Воспользовавшись подходом, предложенным в начале статьи, мы можем сравнить Церковь с духом в человеческом теле. Именно дух, действуя в нас, переплавляет природные инстинкты таким образом, что все стихийные движения нашего естества, и физические, и психические, преображаются для вдохновенного служения Любви. Церковь не как организация, но как школа Любви, была для героев Смуты всем и запечатлевала свое животворящее влияние на всей деятельности преданных Богу, Церкви и Отечеству людей. Подобно тому, как нашей личностью запечатлено все, исходящее от нас, так церковностью определено все, что совершалось для преодоления последствий почти всеобщего предательства, отступления от веры и традиций благочестия, — подвиг воистину вышечеловеческий! Вот почему сказать, что Церковь помогла преодолеть Смуту, — значит не сказать ничего. Существо Смуты и заключалось в отпадении от духа Христова, духа Любви и Верности, преодоление же Смуты — в выявлении тех людей, которые еще были едины с Церковью не на словах, а самой своей жизнью. И победа над Смутой состоялась потому, что колеблющаяся масса общества пошла за ними — за теми, кто призвал народ сохранить свой дух, свою идентичность, свою веру и свое Отечество, побуждали людей своим примером сделать выбор. И те, кто еще были в силах, свой выбор сделали, и их чаша перевесила. Процесс напоминал выздоровление организма от вируса — вируса чуждой цивилизационной ориентировки. Такой исход не был заранее предрешен какими-либо внешними обстоятельствами. Это был соборный выбор пути, это была помощь Божиего Промысла в ответ на жертвенный порыв немногих.

И последнее, о чем нельзя не сказать: уроки Смуты нашим народом до сих пор не восприняты. Они не осознавались в первые десятилетия после Смуты, когда могилы Минина и Пожарского были практически забыты, не осознаются и в наши времена, когда мы «украшаем гробницы пророков», но далеко отстоим от их духа, от их дел. Уроки эти не осознала династия Романовых, хотя и взяла на вооружение девиз «Православие, самодержавие, народность». Характерно, что в год празднования 300-летия преодоления Смуты и прославления Патриарха Ермогена имена Минина и Пожарского почти не упоминались. Дух свободы — только он один держит души в верности Церкви, любить нельзя из-под палки, и именно зрячая, безоглядная верность Церкви оказалась способной победить, несмотря на общее отступление. Неудивительно, что народ глубже чтил героев Смуты, чем правящие круги, потому что глубже, живее веровал. В наше время он оторван от духовных корней, расцерковлен и находится не под влиянием приходского батюшки или традиций народного благочестия, как прежде, а оглупляющих средств массовой информации.

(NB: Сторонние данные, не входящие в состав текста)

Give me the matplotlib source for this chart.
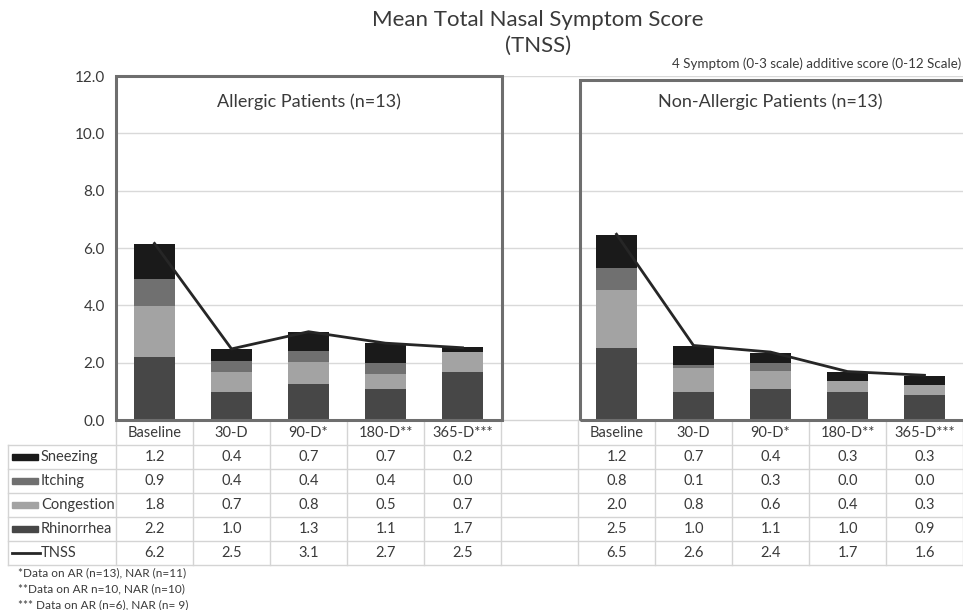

Однако печально, что уроки Смуты не восприняты и нашей интеллигенцией, которая до сих пор боится призрака «клерикализма» и не видит, что за Пожарскими уже некому идти. Тем более они не осознаны элитой, не понимающей основ нашей национальной идентичности и вместо того, чтобы направить народную стихию на возрождение всех форм национальной жизни, делающей всё, чтобы обезверить народ по методике западной «демократии». Самое же печальное — эти уроки не восприняты самой Церковью, которая в 1993 году призывала к миру и братолюбию, когда надо было напоминать, что нет общения света с тьмою, и не должно мириться с теми, кто толкал Русь на путь национальной катастрофы, переживаемой нами и сейчас.


1 Азарьин С. Сказание о явлении чудо-творца Сергия Кузьме Минину //К. Минин, Д. Пожарский. М., 1997. С. 220, 223.